Hacker News new | ask | show | jobs
by otabdeveloper3 2567 days ago
There's nothing to whistleblow.

Advertising is applied sociology. As such, advertisers want to aggregate large data sets into large segments that are easy to manipulate statistically. (Where the central limit theorem starts working.)

There is no demand for personal data or de-anonymization because that stuff doesn't sell.

The personal data collection is done by Google, Facebook at al not for advertising purposes. They're collecting it because they view it as a resource and a currency in the future de-anonymized world. (Think China's "social capital" except on a larger scale.)

Source: I've worked in the ad industry for over 15 years.

3 comments

> There is no demand for personal data or de-anonymization because that stuff doesn't sell.

Say what?? I’ve also worked in the ad industry and deanonymized personal data is shared and sold routinely. You speak of statistics and large segments but every advertiser I’ve interacted with is either doing individual-level targeting or striving towards it.

To wit, A few weeks ago there was a discussion here about a method by which you could figure out how fast a browser/machine could compute an SHA 512 hash, and that this was being used to fingerprint users even who had cookies, images, JavaScript disabled.
Hence why technical solutions have been and always will be the wrong approach. If you are worried about privacy, then work to make tracking illegal. That's what this article is doing.
Was it just a proof of concept demonstration, or was there evidence that this method is being used in the wild by advertisers?
They stated that they were using it in production for that purpose.
Gotchya, thanks. That seems... kinda wild to me. That method has to be super imprecise, and wastes the resources of everybody involved.
I would like to see more. How can you get their computer to compute the hash? Is it somewhere in the https interaction?
I don't recall the details, but it had something to do with a would-be security feature in the browser that computes the hash of something before following a link.
> every advertiser I’ve interacted with is either doing individual-level targeting or striving towards it.

Only if they're clueless.

For example: Nike really wants a dataset of "people who buy expensive sneakers for fashion purposes".

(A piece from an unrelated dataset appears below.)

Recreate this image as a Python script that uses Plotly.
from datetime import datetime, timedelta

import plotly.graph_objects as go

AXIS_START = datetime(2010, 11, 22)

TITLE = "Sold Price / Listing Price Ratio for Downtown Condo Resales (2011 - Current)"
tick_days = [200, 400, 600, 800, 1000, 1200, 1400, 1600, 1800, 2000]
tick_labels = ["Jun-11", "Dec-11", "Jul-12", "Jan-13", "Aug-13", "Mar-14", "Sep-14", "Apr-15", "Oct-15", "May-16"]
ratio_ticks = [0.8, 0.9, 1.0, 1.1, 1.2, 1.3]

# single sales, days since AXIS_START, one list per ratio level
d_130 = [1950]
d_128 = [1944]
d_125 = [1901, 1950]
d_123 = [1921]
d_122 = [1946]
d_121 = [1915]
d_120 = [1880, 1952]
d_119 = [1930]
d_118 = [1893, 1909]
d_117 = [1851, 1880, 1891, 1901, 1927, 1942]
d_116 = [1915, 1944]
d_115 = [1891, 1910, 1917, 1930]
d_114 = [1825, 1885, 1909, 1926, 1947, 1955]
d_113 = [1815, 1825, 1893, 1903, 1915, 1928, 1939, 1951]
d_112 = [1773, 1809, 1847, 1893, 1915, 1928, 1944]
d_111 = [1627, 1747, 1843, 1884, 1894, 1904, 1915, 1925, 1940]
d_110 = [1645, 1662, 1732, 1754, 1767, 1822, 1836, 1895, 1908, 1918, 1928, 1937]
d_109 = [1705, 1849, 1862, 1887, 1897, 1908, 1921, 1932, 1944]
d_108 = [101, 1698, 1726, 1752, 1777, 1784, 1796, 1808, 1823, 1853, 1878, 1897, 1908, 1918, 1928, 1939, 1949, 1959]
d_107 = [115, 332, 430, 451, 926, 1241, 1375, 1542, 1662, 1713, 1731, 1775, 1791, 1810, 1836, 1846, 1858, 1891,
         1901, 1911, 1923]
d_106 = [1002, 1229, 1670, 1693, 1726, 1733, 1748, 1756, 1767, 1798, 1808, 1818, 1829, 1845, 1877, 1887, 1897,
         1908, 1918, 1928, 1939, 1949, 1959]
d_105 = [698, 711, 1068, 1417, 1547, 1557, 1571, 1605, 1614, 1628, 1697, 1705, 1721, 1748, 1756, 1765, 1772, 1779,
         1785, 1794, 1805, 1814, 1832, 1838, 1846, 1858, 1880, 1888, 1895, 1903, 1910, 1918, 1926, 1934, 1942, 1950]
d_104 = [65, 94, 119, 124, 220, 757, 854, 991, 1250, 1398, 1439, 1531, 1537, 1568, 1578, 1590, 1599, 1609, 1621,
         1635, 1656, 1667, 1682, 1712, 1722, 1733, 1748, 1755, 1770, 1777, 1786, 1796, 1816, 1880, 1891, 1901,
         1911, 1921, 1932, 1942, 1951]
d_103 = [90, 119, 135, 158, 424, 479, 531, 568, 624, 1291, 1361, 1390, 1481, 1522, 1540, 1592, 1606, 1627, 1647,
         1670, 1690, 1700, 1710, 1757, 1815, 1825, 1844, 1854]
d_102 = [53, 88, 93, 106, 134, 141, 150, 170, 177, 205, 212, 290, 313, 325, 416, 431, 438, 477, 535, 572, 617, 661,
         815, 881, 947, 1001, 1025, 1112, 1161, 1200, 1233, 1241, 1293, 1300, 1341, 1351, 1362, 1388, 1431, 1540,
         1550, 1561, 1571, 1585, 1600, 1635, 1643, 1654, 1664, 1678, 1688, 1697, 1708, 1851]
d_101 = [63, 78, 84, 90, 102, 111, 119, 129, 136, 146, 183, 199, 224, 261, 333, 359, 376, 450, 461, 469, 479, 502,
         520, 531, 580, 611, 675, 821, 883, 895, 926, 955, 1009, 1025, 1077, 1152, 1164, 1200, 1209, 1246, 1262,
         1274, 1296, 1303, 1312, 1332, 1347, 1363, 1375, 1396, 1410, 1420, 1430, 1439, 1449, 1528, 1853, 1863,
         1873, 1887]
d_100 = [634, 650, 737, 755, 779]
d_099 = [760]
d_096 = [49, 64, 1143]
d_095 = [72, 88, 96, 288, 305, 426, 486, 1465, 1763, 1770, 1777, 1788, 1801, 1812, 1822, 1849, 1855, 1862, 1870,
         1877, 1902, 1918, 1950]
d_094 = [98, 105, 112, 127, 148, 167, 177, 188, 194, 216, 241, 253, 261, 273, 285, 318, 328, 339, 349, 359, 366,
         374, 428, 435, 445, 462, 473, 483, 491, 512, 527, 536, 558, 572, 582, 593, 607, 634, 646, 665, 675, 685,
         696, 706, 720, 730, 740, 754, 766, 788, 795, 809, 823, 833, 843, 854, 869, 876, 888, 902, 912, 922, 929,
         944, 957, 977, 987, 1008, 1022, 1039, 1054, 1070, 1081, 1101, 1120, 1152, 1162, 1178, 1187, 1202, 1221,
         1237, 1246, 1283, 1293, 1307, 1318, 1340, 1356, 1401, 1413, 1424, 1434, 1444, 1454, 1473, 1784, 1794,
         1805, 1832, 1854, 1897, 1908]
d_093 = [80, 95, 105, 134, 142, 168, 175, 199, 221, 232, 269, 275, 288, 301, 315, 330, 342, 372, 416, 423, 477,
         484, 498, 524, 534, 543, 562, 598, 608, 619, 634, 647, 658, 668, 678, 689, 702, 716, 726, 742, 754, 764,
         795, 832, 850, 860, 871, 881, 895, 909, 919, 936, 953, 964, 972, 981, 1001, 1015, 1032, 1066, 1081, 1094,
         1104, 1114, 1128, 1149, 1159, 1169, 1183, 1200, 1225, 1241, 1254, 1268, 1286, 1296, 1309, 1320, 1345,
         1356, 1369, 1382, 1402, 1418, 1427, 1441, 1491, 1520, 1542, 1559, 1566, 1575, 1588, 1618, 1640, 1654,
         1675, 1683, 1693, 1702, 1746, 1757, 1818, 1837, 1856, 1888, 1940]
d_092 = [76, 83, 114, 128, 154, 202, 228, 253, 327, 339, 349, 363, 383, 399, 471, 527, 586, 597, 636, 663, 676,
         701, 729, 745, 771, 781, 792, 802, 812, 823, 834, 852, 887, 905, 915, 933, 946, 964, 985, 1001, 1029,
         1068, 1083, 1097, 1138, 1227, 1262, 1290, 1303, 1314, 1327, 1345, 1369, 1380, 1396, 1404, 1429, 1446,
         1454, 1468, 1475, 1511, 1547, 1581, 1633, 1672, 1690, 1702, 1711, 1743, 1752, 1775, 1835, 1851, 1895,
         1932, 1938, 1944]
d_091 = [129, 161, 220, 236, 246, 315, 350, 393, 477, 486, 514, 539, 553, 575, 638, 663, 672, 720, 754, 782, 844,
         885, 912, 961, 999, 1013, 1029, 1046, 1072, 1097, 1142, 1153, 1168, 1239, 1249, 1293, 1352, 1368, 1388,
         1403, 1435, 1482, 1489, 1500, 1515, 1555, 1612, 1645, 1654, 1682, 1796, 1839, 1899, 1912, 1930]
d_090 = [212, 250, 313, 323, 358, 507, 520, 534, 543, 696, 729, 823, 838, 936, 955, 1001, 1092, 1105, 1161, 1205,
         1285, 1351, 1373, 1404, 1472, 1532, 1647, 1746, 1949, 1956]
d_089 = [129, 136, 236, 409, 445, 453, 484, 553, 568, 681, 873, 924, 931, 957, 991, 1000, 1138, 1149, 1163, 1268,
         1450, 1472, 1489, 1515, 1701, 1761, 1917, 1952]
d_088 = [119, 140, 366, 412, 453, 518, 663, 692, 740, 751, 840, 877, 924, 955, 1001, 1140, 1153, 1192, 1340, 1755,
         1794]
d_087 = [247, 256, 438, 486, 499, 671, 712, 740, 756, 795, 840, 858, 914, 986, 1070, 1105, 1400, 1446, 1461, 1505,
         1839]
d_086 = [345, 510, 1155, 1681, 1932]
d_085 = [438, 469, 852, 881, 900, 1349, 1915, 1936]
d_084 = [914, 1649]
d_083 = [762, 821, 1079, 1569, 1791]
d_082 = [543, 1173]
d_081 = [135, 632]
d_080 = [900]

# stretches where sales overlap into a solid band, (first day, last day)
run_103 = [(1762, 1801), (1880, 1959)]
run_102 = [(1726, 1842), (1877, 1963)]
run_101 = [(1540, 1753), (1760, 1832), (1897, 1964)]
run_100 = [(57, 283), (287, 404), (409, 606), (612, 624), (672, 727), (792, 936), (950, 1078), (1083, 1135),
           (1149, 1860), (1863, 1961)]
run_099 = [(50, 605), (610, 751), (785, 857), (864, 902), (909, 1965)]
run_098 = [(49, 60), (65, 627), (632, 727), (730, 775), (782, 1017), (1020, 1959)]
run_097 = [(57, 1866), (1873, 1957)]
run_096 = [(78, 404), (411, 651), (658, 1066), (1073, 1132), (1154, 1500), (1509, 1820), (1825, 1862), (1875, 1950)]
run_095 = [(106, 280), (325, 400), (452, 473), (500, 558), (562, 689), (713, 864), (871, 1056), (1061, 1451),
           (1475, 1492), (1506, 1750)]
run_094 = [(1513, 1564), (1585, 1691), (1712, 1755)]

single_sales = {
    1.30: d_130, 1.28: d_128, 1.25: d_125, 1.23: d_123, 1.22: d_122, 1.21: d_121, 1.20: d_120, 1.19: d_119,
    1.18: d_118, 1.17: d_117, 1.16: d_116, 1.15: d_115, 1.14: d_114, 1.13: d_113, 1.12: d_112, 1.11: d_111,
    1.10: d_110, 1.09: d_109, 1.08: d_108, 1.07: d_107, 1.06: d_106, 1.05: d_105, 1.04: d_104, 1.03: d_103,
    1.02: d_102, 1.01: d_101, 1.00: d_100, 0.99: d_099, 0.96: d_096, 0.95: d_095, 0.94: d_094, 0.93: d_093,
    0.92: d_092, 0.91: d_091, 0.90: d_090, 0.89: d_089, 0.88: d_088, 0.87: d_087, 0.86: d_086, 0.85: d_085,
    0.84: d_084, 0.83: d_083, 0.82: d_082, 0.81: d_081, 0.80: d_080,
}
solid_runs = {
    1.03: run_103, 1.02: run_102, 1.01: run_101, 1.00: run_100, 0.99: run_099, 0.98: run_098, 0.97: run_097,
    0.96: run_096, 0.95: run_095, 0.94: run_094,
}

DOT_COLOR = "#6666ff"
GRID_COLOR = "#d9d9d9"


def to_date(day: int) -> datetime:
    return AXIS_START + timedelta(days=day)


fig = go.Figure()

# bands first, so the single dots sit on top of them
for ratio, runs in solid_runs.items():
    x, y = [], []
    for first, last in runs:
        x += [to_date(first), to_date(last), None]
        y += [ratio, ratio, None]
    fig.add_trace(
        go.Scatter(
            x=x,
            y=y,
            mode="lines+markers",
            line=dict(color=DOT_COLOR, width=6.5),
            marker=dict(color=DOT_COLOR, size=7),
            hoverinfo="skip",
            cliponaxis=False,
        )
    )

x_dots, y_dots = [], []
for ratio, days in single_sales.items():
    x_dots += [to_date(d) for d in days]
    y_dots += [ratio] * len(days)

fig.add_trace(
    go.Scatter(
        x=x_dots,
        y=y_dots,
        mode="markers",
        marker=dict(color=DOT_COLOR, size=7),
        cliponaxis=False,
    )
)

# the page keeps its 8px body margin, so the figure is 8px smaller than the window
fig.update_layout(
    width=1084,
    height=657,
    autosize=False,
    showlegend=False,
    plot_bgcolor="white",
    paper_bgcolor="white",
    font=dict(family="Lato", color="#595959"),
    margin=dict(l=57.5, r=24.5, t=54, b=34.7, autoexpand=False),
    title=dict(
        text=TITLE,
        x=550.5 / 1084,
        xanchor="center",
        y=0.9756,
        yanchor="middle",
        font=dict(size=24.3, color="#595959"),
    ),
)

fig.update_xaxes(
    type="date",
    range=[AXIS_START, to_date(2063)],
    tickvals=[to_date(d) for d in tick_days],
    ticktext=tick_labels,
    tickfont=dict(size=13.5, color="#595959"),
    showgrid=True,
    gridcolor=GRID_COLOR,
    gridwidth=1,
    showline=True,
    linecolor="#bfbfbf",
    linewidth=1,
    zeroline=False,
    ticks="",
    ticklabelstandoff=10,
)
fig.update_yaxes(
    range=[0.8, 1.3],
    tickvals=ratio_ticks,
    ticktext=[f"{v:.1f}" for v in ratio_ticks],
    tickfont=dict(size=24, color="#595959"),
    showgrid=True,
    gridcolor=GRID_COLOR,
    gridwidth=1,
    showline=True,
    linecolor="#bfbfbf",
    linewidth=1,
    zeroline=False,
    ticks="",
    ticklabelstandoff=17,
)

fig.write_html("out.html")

This dataset is probably hundreds of millions of anonymous people, and not personal data. If there was a way to get this dataset directly, Nike would do that in a heartbeat.

Unfortunately, as of 2019 the only way to get something like this today is by, e.g., crossreferencing credit card purchase info with Twitter browsing logs, which leaks a shitload of sensitive private data.

For ad purposes personal data collection is a bug, not a feature.

There are many sites that have quite accurate PII for large fractions of the American population. Think job boards for instance. One approach that I have seen used successfully is simply buying whatever data such companies are willing to sell.

I’m not necessarily talking about demographics, but rather clickstream data, and anything categorical that you can get your hands on. You join that to your CRM and build a model to predict buyers. A really good predictive dataset for marketing purposes is simply a list of time stamps and names of visited domains. With the right feature engineering, that becomes an excellent proxy for demographic data, current buying appetite, and a whole lot more.

At the end of the day, you don’t even necessarily need to know what the data means as long as it’s predictive. And there are plenty of brokers out there who will let you test their data for free with an agreement to pay if you end up using it at scale. All of this revolves on using PII for matching.

I’m sure what you’re saying is true for some marketers, but there are billions being made on PII keyed data.

Are you reading what I'm writing? No?

Let me repeat again. PII is a crutch used for matching, because current matching/segmenting technologies are crude.

Advertisers don't want PII. What they want is target audiences with predictive power, which means data sets where the central limit theorem holds sway. (I.e., thousands and millions of people lumped together.)

If advertisers could get at these segments directly without PII, they'd do it in a second.

I think in some circles the meaning of the term "whistle-blowing" has drifted enough that people use it interchangeably with "reveal."

Given your 15 years of experience, what resources do you recommend to HN so that we can learn more? Can you give us a "life of an advertising bit," eg: A person visits a website on their phone, that information is accompanied by x data on their phone, goes to the initial ad server, this information is compiled against data from sources a,b,c, etc ...

My question to someone from the ad-industry would be if there are known "intersections" between these anonymised data sets ad-tech is using to sell as much as possible, and companies who buy these data-sets to connect them to real identities.

Especially because the web is full of Privacy notices people agree to, and I guess in some of those people actually agree to have their anonymous browsing data connected to their real identities.

"Known"? Probably not.

Like I said, knowing real identities is the last thing on the list of ad tech priorities.

If shadowy entities are collecting "real identities" then it's not for ad purposes.